Elles peuvent compter sur Lena Morgane, à la chevelure longue et bouclée, celle qui calme les mœurs et qui s’attache à l’image que renvoie chacune. "On a eu des critiques négatives par rapport aux looks de certains, donc pour le prochain morceau, on sera irréprochables", rigole-t-elle. 

Du côté des rappeurs marseillais, seuls Naps et Elams ont respectivement envoyé un message à celles qui rappent sur leurs couplets, Lil So et Lena Morgane. Mais le groupe des huit assure : "On ne cherche pas la reconnaissance." 

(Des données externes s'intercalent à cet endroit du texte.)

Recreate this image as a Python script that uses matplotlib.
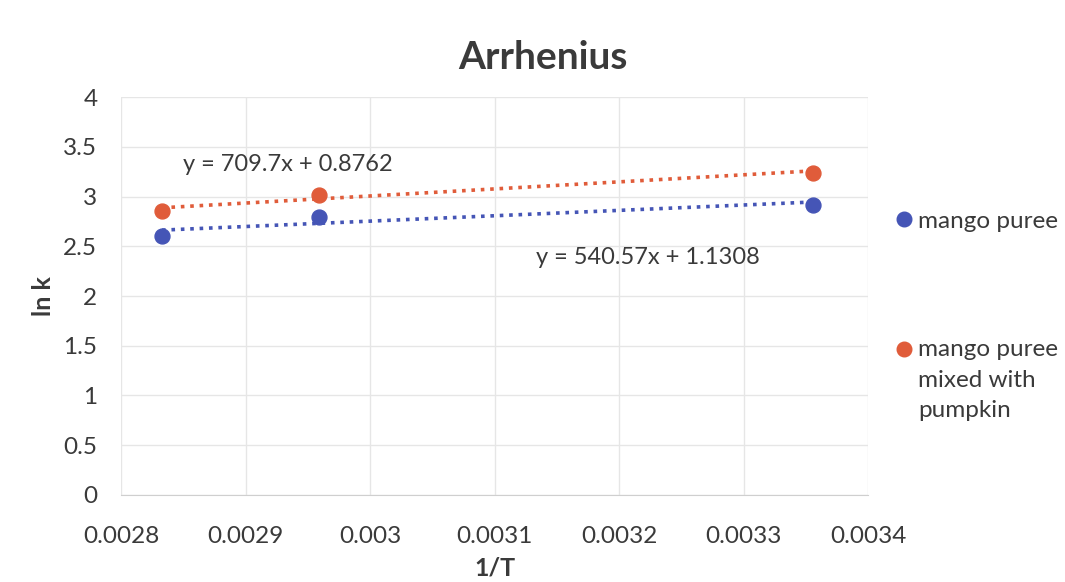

Des projets plein la tête  


Moov’, Rap de France, Booska-P, M6, Le Huffington Post, etc. Tous les médias s’emparent du phénomène. "On s’attendait à de nombreuses vues [plus de 474 000 sur leur page YouTube] mais pas à un tel engouement médiatique", s’enthousiaste Mina West.  
 

Samedi dernier, elles ont "pondu" un nouveau son. "À nous huit, pour montrer, cette-fois, ce qu’on sait faire." Et dans les prochains jours, elles feront le clip. Ce morceau "qui parle de qui on est" fera partie d’un EP, un album à cinq titres qui réunit les huit rappeuses avant que chacune ne se concentre sur sa carrière personnelle.  

Leur remix donne d'ailleurs des idées aux suivants... Le collectif Clean My Calanques sort samedi 21 novembre en exclusivité une autre version revisitée de Bande organisée. Avec là aussi un message, mais cette-fois d’ampleur environnementale.